Pharmaceutical companies may seek the advice and guidance of physicians on any number of issues, including product development and marketing. There must be a written agreement confirming the purpose, objectives and nature of the consultation services to be provided. Remuneration must be in the form of a fair and reasonable honorarium, in addition to any warranted reimbursements for reasonable travel, accommodation or other out of pocket expenses incurred in providing the consulting services. Honoraria offered to physicians who gather to provide market research information should be based on rates similar to, and not more than, their usual rate of pay.

5.7 Is there a requirement in law and/or self-regulatory code for companies to make publicly available information about donations, grants, benefits in kind or any other support provided by them to health professionals, patient groups or other institutions? If so, what information should be disclosed, from what date and how?

The 2012 Rx&D Code includes new Guidelines for Transparency in Stakeholder Funding which include the following:

  • companies should post on their corporate websites their commitment to engage in transparent funding practices;
  • companies should regularly disclose, by means of their websites and annual reports, a list of all stakeholders to which they provide direct funding; and
  • companies should ensure that they are identified on materials to which they contributed financially or in kind.

6 ADVERTISING TO THE GENERAL PUBLIC

6.1 Is it possible to advertise non-prescription medicines to the general public? If so, what restrictions apply?

Non-prescription drugs may be advertised to the general public, but such advertisements are subject to the F&DA and Regulations and the various other codes, guidelines and laws discussed above. Both ASC and MIJO provide a review and pre-clearance service for consumer-directed non-prescription drug advertising.

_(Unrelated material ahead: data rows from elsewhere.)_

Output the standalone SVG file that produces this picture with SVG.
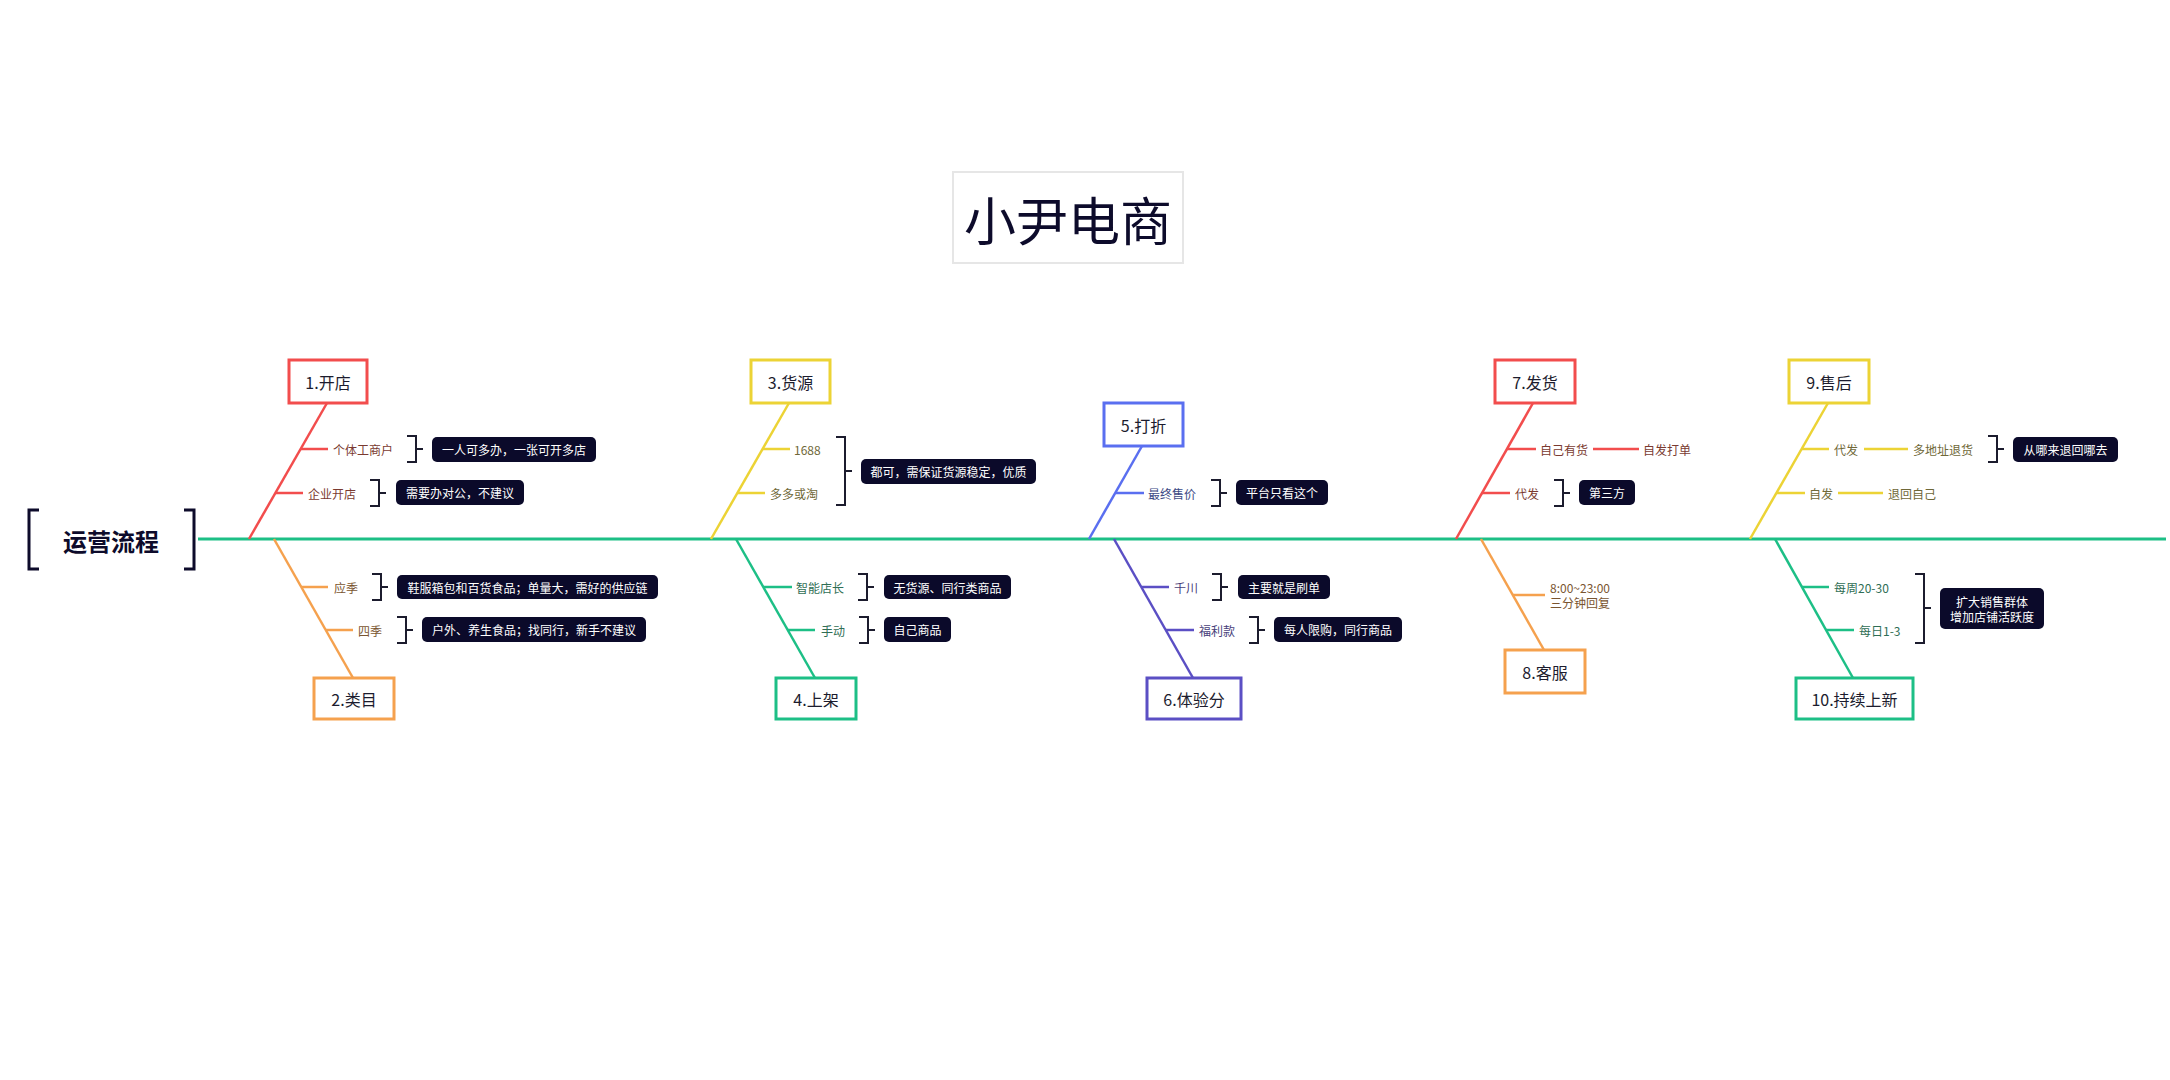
<svg xmlns="http://www.w3.org/2000/svg" width="2170" height="1080" viewBox="0 0 2170 1080">
<style>
text{font-family:"Noto Sans CJK SC","Noto Sans",sans-serif;dominant-baseline:central}
.box{fill:#fff;stroke-width:3}
.bt{font-size:16px;fill:#1c1c2e;text-anchor:middle}
.lb{font-size:12px}
.note{fill:#0b0a2a}
.nt{font-size:12px;fill:#fff;text-anchor:middle}
.br{fill:none;stroke:#1c1c2e;stroke-width:2}
.ln{fill:none;stroke-width:2.5}
.red{stroke:#f24d4d}.org{stroke:#f5a14e}.yel{stroke:#ecd335}.grn{stroke:#1dbf86}.blu{stroke:#5a6ff0}.pur{stroke:#5b4fc4}
.tred{fill:#7a3a30}.torg{fill:#7a5530}.tyel{fill:#6f6838}.tgrn{fill:#2f6e55}.tblu{fill:#3d4a85}.tpur{fill:#47407a}
</style>
<rect width="2170" height="1080" fill="#fff"/>
<g id="title">
<rect x="953" y="172" width="230" height="91" fill="#fff" stroke="#e6e6e6" stroke-width="2"/>
<text x="1068" y="218" font-size="52" fill="#0d0b2b" text-anchor="middle">小尹电商</text>
</g>
<g id="connectors">
<line x1="198" y1="539" x2="2166" y2="539" stroke="#1dbf86" stroke-width="3"/>
<line class="ln red" x1="249" y1="539" x2="327" y2="403"/>
<line class="ln red" x1="301" y1="449" x2="328" y2="449"/>
<line class="ln red" x1="276" y1="493" x2="303" y2="493"/>
<line class="ln org" x1="274" y1="539" x2="353" y2="678"/>
<line class="ln org" x1="301" y1="587" x2="328" y2="587"/>
<line class="ln org" x1="325.5" y1="630" x2="353" y2="630"/>
<line class="ln yel" x1="711" y1="539" x2="789" y2="403"/>
<line class="ln yel" x1="763" y1="449" x2="790" y2="449"/>
<line class="ln yel" x1="738" y1="493" x2="765" y2="493"/>
<line class="ln grn" x1="736" y1="539" x2="815" y2="678"/>
<line class="ln grn" x1="763" y1="587" x2="792" y2="587"/>
<line class="ln grn" x1="787.5" y1="630" x2="815" y2="630"/>
<line class="ln blu" x1="1089" y1="539" x2="1142" y2="446"/>
<line class="ln blu" x1="1115.5" y1="493" x2="1144" y2="493"/>
<line class="ln pur" x1="1114" y1="539" x2="1193" y2="678"/>
<line class="ln pur" x1="1141.5" y1="587" x2="1169" y2="587"/>
<line class="ln pur" x1="1165.5" y1="630" x2="1194" y2="630"/>
<line class="ln red" x1="1456" y1="539" x2="1533" y2="403"/>
<line class="ln red" x1="1507" y1="449" x2="1536" y2="449"/>
<line class="ln red" x1="1593" y1="449" x2="1639" y2="449"/>
<line class="ln red" x1="1482" y1="493" x2="1510" y2="493"/>
<line class="ln org" x1="1481" y1="539" x2="1544" y2="650"/>
<line class="ln org" x1="1513" y1="595" x2="1545" y2="595"/>
<line class="ln yel" x1="1750" y1="539" x2="1828" y2="403"/>
<line class="ln yel" x1="1802" y1="449" x2="1829" y2="449"/>
<line class="ln yel" x1="1864" y1="449" x2="1908" y2="449"/>
<line class="ln yel" x1="1777" y1="493" x2="1805" y2="493"/>
<line class="ln yel" x1="1838" y1="493" x2="1883" y2="493"/>
<line class="ln grn" x1="1775" y1="539" x2="1853" y2="678"/>
<line class="ln grn" x1="1802" y1="587" x2="1829" y2="587"/>
<line class="ln grn" x1="1826" y1="630" x2="1854" y2="630"/>
</g>
<g id="root">
<path class="br" style="stroke-width:3;stroke:#0d0b2b" d="M39 510H29V569H39M184 510H194V569H184"/>
<text x="111" y="540" font-size="24" font-weight="bold" fill="#0d0b2b" text-anchor="middle">运营流程</text>
</g>
<g id="n1">
<rect class="box red" x="289" y="360" width="78" height="43"/>
<text class="bt" x="328" y="381.5">1.开店</text>
<text class="lb tred" x="333" y="449">个体工商户</text>
<path class="br" d="M407 436H416V462H407M416 449H423"/>
<rect class="note" x="432" y="437" width="164" height="25" rx="5"/>
<text class="nt" x="514" y="449.5">一人可多办，一张可开多店</text>
<text class="lb tred" x="308" y="493">企业开店</text>
<path class="br" d="M370 480H379V506H370M379 493H386"/>
<rect class="note" x="396" y="480" width="128" height="25" rx="5"/>
<text class="nt" x="460" y="492.5">需要办对公，不建议</text>
</g>
<g id="n2">
<rect class="box org" x="314" y="678" width="80" height="41"/>
<text class="bt" x="354" y="698.5">2.类目</text>
<text class="lb torg" x="334" y="587">应季</text>
<path class="br" d="M372 574H381V600H372M381 587H388"/>
<rect class="note" x="397" y="575" width="261" height="24" rx="5"/>
<text class="nt" x="527.5" y="587">鞋服箱包和百货食品；单量大，需好的供应链</text>
<text class="lb torg" x="358" y="630">四季</text>
<path class="br" d="M397 617H406V643H397M406 630H413"/>
<rect class="note" x="422" y="617" width="224" height="25" rx="5"/>
<text class="nt" x="534" y="629.5">户外、养生食品；找同行，新手不建议</text>
</g>
<g id="n3">
<rect class="box yel" x="751" y="360" width="79" height="43"/>
<text class="bt" x="790.5" y="381.5">3.货源</text>
<text class="lb tyel" x="794" y="449">1688</text>
<text class="lb tyel" x="770" y="493">多多或淘</text>
<path class="br" d="M836 437H845V505H836M845 471H852"/>
<rect class="note" x="861" y="459" width="175" height="25" rx="5"/>
<text class="nt" x="948.5" y="471">都可，需保证货源稳定，优质</text>
</g>
<g id="n4">
<rect class="box grn" x="776" y="678" width="80" height="41"/>
<text class="bt" x="816" y="698.5">4.上架</text>
<text class="lb tgrn" x="796" y="587">智能店长</text>
<path class="br" d="M858 574H867V600H858M867 587H874"/>
<rect class="note" x="884" y="575" width="127" height="24" rx="5"/>
<text class="nt" x="947.5" y="587">无货源、同行类商品</text>
<text class="lb tgrn" x="821" y="630">手动</text>
<path class="br" d="M859 617H868V643H859M868 630H875"/>
<rect class="note" x="884" y="617" width="67" height="25" rx="5"/>
<text class="nt" x="917.5" y="629.5">自己商品</text>
</g>
<g id="n5">
<rect class="box blu" x="1104" y="403" width="79" height="43"/>
<text class="bt" x="1143.5" y="424.5">5.打折</text>
<text class="lb tblu" x="1148" y="493">最终售价</text>
<path class="br" d="M1211 480H1220V506H1211M1220 493H1227"/>
<rect class="note" x="1236" y="480" width="92" height="25" rx="5"/>
<text class="nt" x="1282" y="492.5">平台只看这个</text>
</g>
<g id="n6">
<rect class="box pur" x="1147" y="678" width="94" height="41"/>
<text class="bt" x="1194" y="698.5">6.体验分</text>
<text class="lb tpur" x="1174" y="587">千川</text>
<path class="br" d="M1212 574H1221V600H1212M1221 587H1228"/>
<rect class="note" x="1238" y="575" width="92" height="24" rx="5"/>
<text class="nt" x="1284" y="587">主要就是刷单</text>
<text class="lb tpur" x="1199" y="630">福利款</text>
<path class="br" d="M1249 617H1258V643H1249M1258 630H1265"/>
<rect class="note" x="1274" y="617" width="128" height="25" rx="5"/>
<text class="nt" x="1338" y="629.5">每人限购，同行商品</text>
</g>
<g id="n7">
<rect class="box red" x="1495" y="360" width="80" height="43"/>
<text class="bt" x="1535" y="381.5">7.发货</text>
<text class="lb tred" x="1540" y="449">自己有货</text>
<text class="lb tred" x="1643" y="449">自发打单</text>
<text class="lb tred" x="1515" y="493">代发</text>
<path class="br" d="M1554 480H1563V506H1554M1563 493H1570"/>
<rect class="note" x="1579" y="480" width="56" height="25" rx="5"/>
<text class="nt" x="1607" y="492.5">第三方</text>
</g>
<g id="n8">
<rect class="box org" x="1505" y="650" width="80" height="43"/>
<text class="bt" x="1545" y="671.5">8.客服</text>
<text class="lb torg" x="1550" y="587">8:00~23:00</text>
<text class="lb torg" x="1550" y="602.5">三分钟回复</text>
</g>
<g id="n9">
<rect class="box yel" x="1789" y="360" width="80" height="43"/>
<text class="bt" x="1829" y="381.5">9.售后</text>
<text class="lb tyel" x="1834" y="449">代发</text>
<text class="lb tyel" x="1913" y="449">多地址退货</text>
<path class="br" d="M1988 436H1997V462H1988M1997 449H2004"/>
<rect class="note" x="2013" y="437" width="105" height="25" rx="5"/>
<text class="nt" x="2065.5" y="449.5">从哪来退回哪去</text>
<text class="lb tyel" x="1809" y="493">自发</text>
<text class="lb tyel" x="1888" y="493">退回自己</text>
</g>
<g id="n10">
<rect class="box grn" x="1796" y="678" width="117" height="41"/>
<text class="bt" x="1854.5" y="698.5">10.持续上新</text>
<text class="lb tgrn" x="1834" y="587">每周20-30</text>
<text class="lb tgrn" x="1859" y="630">每日1-3</text>
<path class="br" d="M1915 574H1924V643H1915M1924 608H1931"/>
<rect class="note" x="1940" y="588" width="104" height="41" rx="5"/>
<text class="nt" x="1992" y="601">扩大销售群体</text>
<text class="nt" x="1992" y="616">增加店铺活跃度</text>
</g>
</svg>
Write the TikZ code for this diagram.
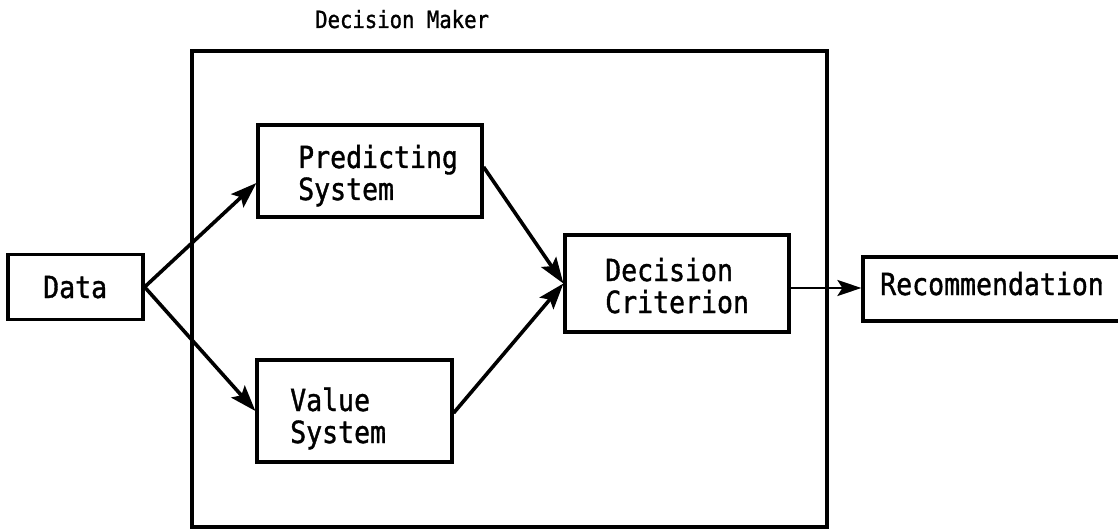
\documentclass[tikz,border=0pt]{standalone}
\usepackage{fontspec}
\newfontfamily\gothicfont[FakeStretch=0.87,FakeBold=1.2]{DejaVu Sans Mono}
\usetikzlibrary{arrows.meta,calc}
\tikzset{
  box/.style={draw, line width=3.2pt, inner sep=0pt},
  txt/.style={font=\gothicfont\fontsize{30.5}{32}\selectfont, inner sep=0pt, align=left, anchor=base west},
  conn/.style={line width=3.6pt, -{Stealth[length=26pt,width=18pt,inset=5pt]}},
  conn2/.style={line width=2.8pt, -{Stealth[length=24pt,width=16pt,inset=5pt]}}
}
\begin{document}
\begin{tikzpicture}[x=1pt,y=-1pt]
\useasboundingbox (0,0) rectangle (1118,529);
% outer decision maker box
\node[box, line width=3.2pt, minimum width=635pt, minimum height=476pt] (dm) at (509.5,289) {};
\node[font=\gothicfont\fontsize{23.7}{26}\selectfont, inner sep=0pt, anchor=base west] (dml) at (315,28) {Decision Maker};
% boxes
\node[box, minimum width=135pt, minimum height=65pt] (data) at (75.5,287) {};
\node[box, minimum width=224pt, minimum height=92pt] (pred) at (370,171) {};
\node[box, minimum width=195pt, minimum height=102pt] (val) at (354.5,411) {};
\node[box, minimum width=224pt, minimum height=97pt] (crit) at (677,283.5) {};
\node[box, minimum width=280pt, minimum height=64pt] (rec) at (1003,289) {};
% texts (anchored at the baseline of the last line)
\node[txt] (datat) at (43,298) {Data};
\node[txt] (predt) at (298,200) {Predicting\\System};
\node[txt] (valt) at (290,443) {Value\\System};
\node[txt] (critt) at (605,313) {Decision\\Criterion};
\node[txt] (rect) at (880,295) {Recommendation};
% connectors
\draw[conn] (data.east) -- ($(pred.west)+(0,12)$);
\draw[conn] (data.east) -- (val.west);
\draw[conn] ($(pred.east)+(0,-4)$) -- (crit.west);
\draw[conn] ($(val.east)+(0,2)$) -- (crit.west);
\coordinate (co) at ($(crit.east)+(0,4.5)$);
\draw[conn2] (co) -- (co -| rec.west);
\end{tikzpicture}
\end{document}
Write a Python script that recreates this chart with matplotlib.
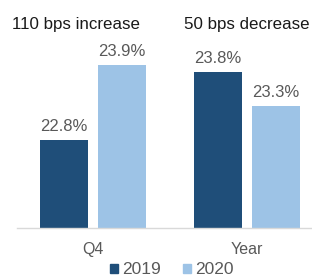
import matplotlib
matplotlib.use("Agg")
import matplotlib.pyplot as plt
from matplotlib.patches import Patch
import numpy as np

plt.rcParams['font.family'] = ['Liberation Sans', 'DejaVu Sans']

categories = ["Q4", "Year"]
series_names = ["2019", "2020"]
values_2019 = [22.8, 23.8]
values_2020 = [23.9, 23.3]
titles = ["110 bps increase", "50 bps decrease"]
colors = ["#1F4E79", "#9DC3E6"]

W, H = 312, 279
fig = plt.figure(figsize=(W / 100, H / 100), dpi=100)
ax = fig.add_axes([17 / W, 1 - 228 / H, 295 / W, 198 / H])

x = np.arange(len(categories))
bw = 0.312
off = 0.187
b1 = ax.bar(x - off, values_2019, bw, color=colors[0])
b2 = ax.bar(x + off, values_2020, bw, color=colors[1])

for bars, vals in ((b1, values_2019), (b2, values_2020)):
    for b, v in zip(bars, vals):
        ax.annotate(f"{v:.1f}%", (b.get_x() + b.get_width() / 2, v),
                    xytext=(0, 4), textcoords="offset points",
                    ha="center", va="bottom", fontsize=12, color="#595959")

ax.set_ylim(21.5, 21.5 + 198 / 68)
ax.set_xlim(-0.494, 1.422)
ax.set_yticks([])
ax.set_xticks(x)
ax.set_xticklabels(categories, fontsize=11.5, color="#595959")
ax.tick_params(axis="x", length=0, pad=10)
for s in ["top", "right", "left"]:
    ax.spines[s].set_visible(False)
ax.spines["bottom"].set_color("#D9D9D9")
ax.spines["bottom"].set_linewidth(1)

title_x = [76.5 / W, 246.5 / W]
for tx, t in zip(title_x, titles):
    fig.text(tx, 1 - 25 / H, t, ha="center", va="center", fontsize=12.2, color="#1a1a1a")

handles = [Patch(color=c, label=n) for c, n in zip(colors, series_names)]
fig.legend(handles=handles, loc="center", bbox_to_anchor=(172 / W, 1 - 270 / H),
           ncol=2, frameon=False, fontsize=12.5, handlelength=0.42, handleheight=0.42,
           handletextpad=0.25, columnspacing=1.3, labelcolor="#595959")

fig.savefig("out.png", dpi=100)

6.2 Is it possible to advertise prescription-only medicines to the general public? If so, what restrictions apply?

Advertising of prescription drugs to the general public is permitted in Canada, although very stringent rules are imposed under the Regulations to the F&DA. No person shall advertise a new prescription drug unless the Minister has issued a Notice of Compliance to the manufacturer of the new drug. The law prohibits any direct-to-consumer advertising of narcotic drugs and controlled drugs. Prescription drugs, known in the legislation as Schedule F drugs, may not be advertised to the general public other than with respect to the brand name, proper name, common name, price and quantity of the drug. Furthermore, the F&DA prohibits any advertising to the general public of prescription drugs as a means to prevent, treat or cure conditions listed in Schedule A of the F&DA (although Schedule A prevention claims are permitted for OTC products and natural health products). There are currently 40 conditions listed in this schedule including alcoholism, anxiety, cancer and heart disease. Schedule D vaccines that would require a prescription for sale in Canada may be advertised subject to satisfying the "fair balance" requirement as described in Health Canada's Interim Guidance Fair Balance in Direct-to-Consumer Advertising of Vaccines – namely, the advertising must present accurate, truthful, objective and balanced information on the benefits and risks of the vaccine. The F&DA also prohibits the distribution of a drug as a sample, except in the case of distribution to designated healthcare professionals (such as doctors and pharmacists). Finally, the F&DA makes it an offence to advertise a drug in a deceptive manner.